>>

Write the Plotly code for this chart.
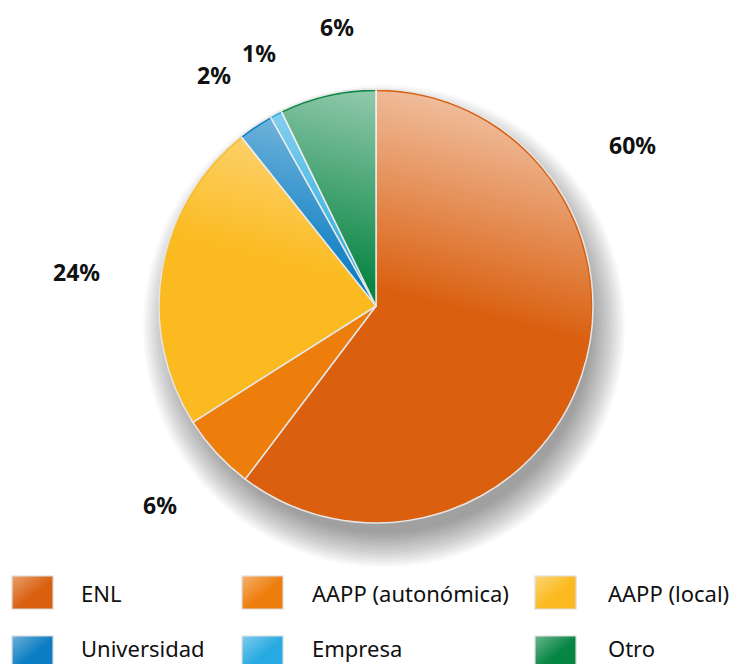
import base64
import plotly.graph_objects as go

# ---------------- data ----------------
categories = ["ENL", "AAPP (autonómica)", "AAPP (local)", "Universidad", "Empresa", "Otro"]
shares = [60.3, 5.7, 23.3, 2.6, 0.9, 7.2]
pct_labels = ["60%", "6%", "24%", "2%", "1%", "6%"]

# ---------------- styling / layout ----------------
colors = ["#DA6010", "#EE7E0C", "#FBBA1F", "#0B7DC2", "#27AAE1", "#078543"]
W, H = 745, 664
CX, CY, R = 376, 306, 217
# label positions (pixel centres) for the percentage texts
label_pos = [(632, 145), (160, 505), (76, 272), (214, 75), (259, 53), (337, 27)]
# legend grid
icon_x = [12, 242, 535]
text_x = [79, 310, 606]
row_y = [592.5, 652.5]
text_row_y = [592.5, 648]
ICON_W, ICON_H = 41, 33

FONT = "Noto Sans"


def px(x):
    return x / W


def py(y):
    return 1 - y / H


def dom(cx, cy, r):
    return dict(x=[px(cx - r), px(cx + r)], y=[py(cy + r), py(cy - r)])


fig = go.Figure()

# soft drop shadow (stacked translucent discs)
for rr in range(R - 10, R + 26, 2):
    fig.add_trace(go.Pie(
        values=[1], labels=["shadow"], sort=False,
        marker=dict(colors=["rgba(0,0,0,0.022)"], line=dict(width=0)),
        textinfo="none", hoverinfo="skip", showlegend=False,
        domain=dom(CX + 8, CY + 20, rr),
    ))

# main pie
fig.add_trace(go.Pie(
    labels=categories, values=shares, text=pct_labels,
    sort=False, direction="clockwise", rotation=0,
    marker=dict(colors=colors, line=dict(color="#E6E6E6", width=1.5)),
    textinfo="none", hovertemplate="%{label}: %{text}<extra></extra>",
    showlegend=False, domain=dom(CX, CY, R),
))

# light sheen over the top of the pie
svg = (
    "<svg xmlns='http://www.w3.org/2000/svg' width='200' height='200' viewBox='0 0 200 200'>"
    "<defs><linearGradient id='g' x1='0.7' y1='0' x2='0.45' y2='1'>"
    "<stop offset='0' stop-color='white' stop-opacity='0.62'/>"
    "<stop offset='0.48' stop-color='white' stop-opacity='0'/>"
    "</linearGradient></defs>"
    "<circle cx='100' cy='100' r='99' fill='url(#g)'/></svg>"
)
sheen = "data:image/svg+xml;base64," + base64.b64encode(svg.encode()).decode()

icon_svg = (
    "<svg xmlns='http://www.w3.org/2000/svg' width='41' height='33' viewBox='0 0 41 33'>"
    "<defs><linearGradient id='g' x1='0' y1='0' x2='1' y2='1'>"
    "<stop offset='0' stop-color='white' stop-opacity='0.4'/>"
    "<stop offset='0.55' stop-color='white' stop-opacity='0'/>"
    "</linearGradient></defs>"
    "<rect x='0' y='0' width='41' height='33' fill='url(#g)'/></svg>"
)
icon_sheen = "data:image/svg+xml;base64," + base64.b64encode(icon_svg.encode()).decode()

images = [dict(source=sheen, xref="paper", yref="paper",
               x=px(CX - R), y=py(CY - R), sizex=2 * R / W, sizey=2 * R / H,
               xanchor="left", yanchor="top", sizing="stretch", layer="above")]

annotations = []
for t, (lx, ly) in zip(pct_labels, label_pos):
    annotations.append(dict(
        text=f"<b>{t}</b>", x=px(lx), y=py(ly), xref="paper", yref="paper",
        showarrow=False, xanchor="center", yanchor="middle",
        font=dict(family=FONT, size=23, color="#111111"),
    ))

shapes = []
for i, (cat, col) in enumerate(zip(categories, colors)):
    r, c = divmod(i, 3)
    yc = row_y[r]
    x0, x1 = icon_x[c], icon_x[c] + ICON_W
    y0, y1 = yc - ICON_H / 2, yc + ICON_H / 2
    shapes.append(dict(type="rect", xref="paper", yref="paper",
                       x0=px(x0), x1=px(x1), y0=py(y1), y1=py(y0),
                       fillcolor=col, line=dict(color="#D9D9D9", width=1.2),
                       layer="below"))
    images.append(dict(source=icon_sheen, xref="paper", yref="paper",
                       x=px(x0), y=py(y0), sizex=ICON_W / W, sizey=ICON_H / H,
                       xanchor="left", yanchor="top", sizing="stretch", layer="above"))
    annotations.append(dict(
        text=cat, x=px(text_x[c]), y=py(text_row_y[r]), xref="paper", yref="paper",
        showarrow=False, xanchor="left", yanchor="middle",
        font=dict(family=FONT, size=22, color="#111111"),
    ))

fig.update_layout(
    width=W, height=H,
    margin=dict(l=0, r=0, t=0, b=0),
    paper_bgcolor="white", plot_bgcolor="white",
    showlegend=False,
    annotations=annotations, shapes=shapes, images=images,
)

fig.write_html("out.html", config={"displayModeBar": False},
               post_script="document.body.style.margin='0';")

<<

Begin at the first line of the material and copy each line exactly through the one containing "import plotly.graph_objects as go". Omit pictures.

# [Written answer]
Write the Plotly code for this chart.
import base64
import plotly.graph_objects as go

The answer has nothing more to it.